| TASK TO CARRY OUT |
Retype the opening lines of the listing below, ending with the line that contains "time_fit = time_ns[::2]", and leave out any pictures.
* start INFORMATION SHOWN *
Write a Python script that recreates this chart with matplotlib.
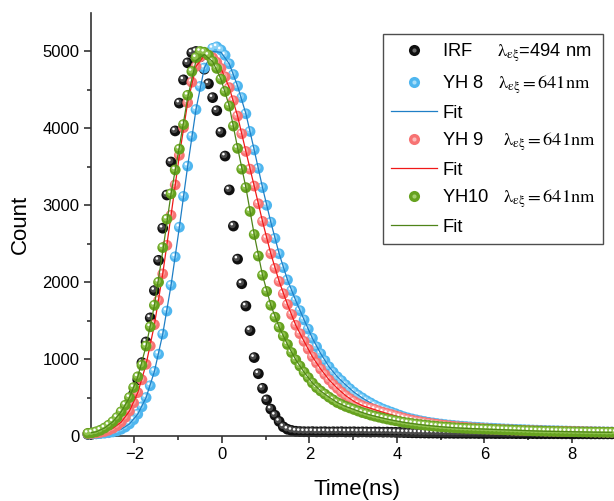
import numpy as np
import matplotlib
matplotlib.use("Agg")
import matplotlib.pyplot as plt
from matplotlib.lines import Line2D
from matplotlib.legend_handler import HandlerTuple
from matplotlib.transforms import offset_copy

plt.rcParams['font.family'] = ['Liberation Sans', 'DejaVu Sans']
plt.rcParams['mathtext.fontset'] = 'stix'

# time axis of the decay traces (ns), one channel every 0.095 ns
time_ns = -3.06 + 0.095 * np.arange(128)
# fit curves sampled on every second channel
time_fit = time_ns[::2]

irf = [21, 24, 30, 40, 54, 75, 107, 150, 212, 296,
       407, 550, 732, 954, 1223, 1536, 1892, 2284, 2702, 3134,
       3563, 3967, 4329, 4631, 4852, 4982, 5000, 4930, 4770, 4580,
       4400, 4230, 3950, 3640, 3200, 2730, 2300, 1980, 1690, 1370,
       1020, 810, 620, 470, 350, 270, 190, 120, 88, 72,
       62, 58, 56, 55, 57, 54, 55, 56, 53, 55,
       54, 56, 53, 54, 55, 52, 54, 53, 51, 53,
       52, 50, 51, 49, 48, 47, 45, 44, 42, 41,
       40, 39, 38, 38, 37, 37, 36, 36, 35, 35,
       35, 34, 34, 34, 33, 33, 33, 33, 32, 32,
       32, 32, 32, 31, 31, 31, 31, 31, 30, 30,
       30, 30, 30, 30, 29, 29, 29, 29, 29, 29,
       29, 28, 28, 28, 28, 28, 28, 28]

yh8 = [27, 28, 29, 32, 37, 43, 53, 67, 88, 117,
       157, 212, 285, 380, 500, 654, 840, 1064, 1325, 1625,
       1960, 2330, 2715, 3115, 3510, 3895, 4245, 4545, 4785, 4955,
       5040, 5060, 5020, 4950, 4840, 4700, 4550, 4400, 4190, 3960,
       3720, 3480, 3230, 3000, 2780, 2570, 2370, 2190, 2030, 1890,
       1760, 1630, 1510, 1390, 1270, 1160, 1070, 980, 900, 830,
       770, 720, 665, 615, 570, 530, 495, 460, 430, 400,
       375, 350, 330, 310, 290, 270, 250, 235, 222, 210,
       198, 188, 178, 170, 162, 155, 148, 142, 137, 132,
       127, 123, 119, 115, 112, 108, 105, 102, 99, 96,
       93, 91, 88, 86, 84, 82, 80, 78, 76, 74,
       72, 70, 69, 68, 66, 65, 63, 62, 61, 59,
       58, 57, 56, 55, 54, 53, 52, 51]

yh9 = [31, 34, 39, 47, 59, 76, 100, 134, 180, 242,
       325, 431, 565, 731, 932, 1171, 1448, 1763, 2108, 2480,
       2870, 3265, 3650, 4010, 4335, 4600, 4805, 4930, 4960, 4950,
       4920, 4860, 4780, 4670, 4530, 4360, 4160, 3930, 3700, 3470,
       3250, 3020, 2790, 2570, 2370, 2180, 2010, 1850, 1710, 1580,
       1440, 1330, 1230, 1130, 1030, 950, 870, 800, 730, 670,
       620, 570, 525, 485, 450, 420, 395, 375, 360, 345,
       325, 308, 292, 278, 262, 248, 232, 218, 206, 195,
       185, 176, 167, 159, 151, 144, 138, 132, 126, 121,
       116, 112, 108, 104, 100, 97, 94, 91, 88, 86,
       83, 81, 79, 77, 75, 73, 71, 70, 68, 67,
       65, 64, 63, 62, 61, 60, 59, 58, 57, 56,
       55, 54, 53, 52, 51, 50, 50, 49]

yh10 = [35, 42, 55, 75, 104, 140, 185, 240, 315, 400,
        500, 630, 770, 920, 1170, 1420, 1700, 2000, 2450, 2820,
        3150, 3460, 3730, 4050, 4430, 4740, 4920, 5000, 4990, 4950,
        4870, 4780, 4640, 4480, 4290, 4030, 3740, 3470, 3230, 2920,
        2620, 2340, 2090, 1880, 1700, 1545, 1415, 1300, 1190, 1085,
        990, 910, 830, 760, 690, 630, 585, 545, 505, 470,
        435, 410, 385, 365, 345, 325, 305, 290, 272, 258,
        245, 232, 220, 209, 198, 188, 178, 170, 162, 155,
        148, 142, 136, 130, 125, 120, 116, 112, 108, 105,
        102, 99, 97, 95, 93, 91, 89, 87, 85, 83,
        81, 79, 77, 75, 73, 71, 69, 67, 65, 64,
        62, 61, 60, 59, 58, 57, 56, 55, 54, 53,
        52, 51, 50, 50, 49, 48, 48, 47]

fit8 = [27, 29, 37, 53, 88, 157, 285, 500, 840, 1325,
        1960, 2715, 3510, 4245, 4785, 5000, 4990, 4840, 4550, 4190,
        3720, 3230, 2780, 2370, 2030, 1760, 1510, 1270, 1070, 900,
        770, 665, 570, 495, 430, 375, 330, 290, 250, 222,
        198, 178, 162, 148, 137, 127, 119, 112, 105, 99,
        93, 88, 84, 80, 76, 72, 69, 66, 63, 61,
        58, 56, 54, 52]

fit9 = [31, 39, 59, 100, 180, 325, 565, 932, 1448, 2108,
        2870, 3650, 4335, 4805, 4950, 4920, 4780, 4530, 4160, 3700,
        3250, 2790, 2370, 2010, 1710, 1440, 1230, 1030, 870, 730,
        620, 525, 450, 395, 360, 325, 292, 262, 232, 206,
        185, 167, 151, 138, 126, 116, 108, 100, 94, 88,
        83, 79, 75, 71, 68, 65, 63, 61, 59, 57,
        55, 53, 51, 50]

fit10 = [35, 55, 104, 185, 315, 500, 770, 1170, 1700, 2400,
         3150, 3760, 4400, 4880, 4960, 4870, 4640, 4290, 3750, 3230,
         2620, 2090, 1700, 1415, 1190, 990, 830, 690, 585, 505,
         435, 385, 345, 305, 272, 245, 220, 198, 178, 162,
         148, 136, 125, 116, 108, 102, 97, 93, 89, 85,
         81, 77, 73, 69, 65, 62, 60, 58, 56, 54,
         52, 50, 49, 48]

lam = '$\\mathrm{\\lambda_{\\varepsilon\\xi}}$'
nm641 = '$\\mathrm{{=}641nm}$'
labels = ['IRF     ' + lam + '=494 nm',
          'YH 8   ' + lam + nm641,
          'Fit',
          'YH 9    ' + lam + nm641,
          'Fit',
          'YH10   ' + lam + nm641,
          'Fit']

fig = plt.figure(figsize=(6.14, 5.01), dpi=100)
# the plot frame runs a little past the right edge of the picture
ax = fig.add_axes([0.1474, 0.1297, 0.869, 0.8443])

hl1 = offset_copy(ax.transData, fig=fig, x=-0.7, y=0.8, units='points')
hl2 = offset_copy(ax.transData, fig=fig, x=-1.2, y=1.4, units='points')


def balls(x, y, body, shade, z):
    ax.scatter(x, y, s=60, color=body, edgecolors='none', zorder=z, clip_on=False)
    ax.scatter(x, y, s=22, color=shade, edgecolors='none', zorder=z, clip_on=False,
               transform=hl1)
    ax.scatter(x, y, s=3.5, color='white', edgecolors='none', zorder=z, clip_on=False,
               transform=hl2)


balls(time_ns, irf, '#101010', '#4a4a4a', 2)
balls(time_ns, yh8, '#4fb6ef', '#8ad2f7', 3)
ax.plot(time_fit, fit8, color='#1f7fc6', lw=0.9, zorder=3.5)
balls(time_ns, yh9, '#f77373', '#fb9f9f', 4)
ax.plot(time_fit, fit9, color='#f01818', lw=0.9, zorder=4.5)
balls(time_ns, yh10, '#66a21f', '#8fc24e', 5)
ax.plot(time_fit, fit10, color='#4f8418', lw=0.9, zorder=5.5)

ax.set_xlim(-3, 9.19)
ax.set_ylim(0, 5500)
ax.set_xticks([-2, 0, 2, 4, 6, 8])
ax.set_xticks([-3, -1, 1, 3, 5, 7, 9], minor=True)
ax.set_yticks([0, 1000, 2000, 3000, 4000, 5000])
ax.set_yticks([500, 1500, 2500, 3500, 4500], minor=True)
for s in ['top', 'right']:
    ax.spines[s].set_visible(False)
for s in ['left', 'bottom']:
    ax.spines[s].set_linewidth(1.2)
    ax.spines[s].set_color('#333333')
ax.tick_params(which='major', length=5, width=1.2, color='#333333',
               labelsize=12, pad=3)
ax.tick_params(which='minor', length=3, width=1.2, color='#333333')
ax.set_xlabel('Time(ns)', fontsize=16, labelpad=12)
ax.set_ylabel('Count', fontsize=16, labelpad=8)


def mk(c):
    return Line2D([], [], ls='none', marker='o', ms=8, mfc=c, mec='none')


def dot(c):
    return Line2D([], [], ls='none', marker='o', ms=3, mfc=c, mec='none')


handles = [(mk('#101010'), dot('#6a6a6a')),
           (mk('#4fb6ef'), dot('#a8def9')),
           Line2D([], [], color='#1f7fc6', lw=0.9),
           (mk('#f77373'), dot('#fdbaba')),
           Line2D([], [], color='#f01818', lw=0.9),
           (mk('#66a21f'), dot('#a4cf6c')),
           Line2D([], [], color='#4f8418', lw=0.9)]

leg = ax.legend(handles, labels, loc='upper left',
                bbox_to_anchor=(383 / 614, 1 - 34 / 501),
                bbox_transform=fig.transFigure, borderaxespad=0,
                fontsize=13.2, frameon=True, fancybox=False,
                handlelength=2.5, handletextpad=0.3, labelspacing=0.48,
                borderpad=0.42, handler_map={tuple: HandlerTuple(ndivide=1)})
leg.get_frame().set_edgecolor('#222222')
leg.get_frame().set_linewidth(1.0)
leg.set_zorder(10)

fig.savefig('out.png', dpi=100)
* end INFORMATION SHOWN *
| WORKED ANSWER |
Write a Python script that recreates this chart with matplotlib.
import numpy as np
import matplotlib
matplotlib.use("Agg")
import matplotlib.pyplot as plt
from matplotlib.lines import Line2D
from matplotlib.legend_handler import HandlerTuple
from matplotlib.transforms import offset_copy

plt.rcParams['font.family'] = ['Liberation Sans', 'DejaVu Sans']
plt.rcParams['mathtext.fontset'] = 'stix'

# time axis of the decay traces (ns), one channel every 0.095 ns
time_ns = -3.06 + 0.095 * np.arange(128)
# fit curves sampled on every second channel
time_fit = time_ns[::2]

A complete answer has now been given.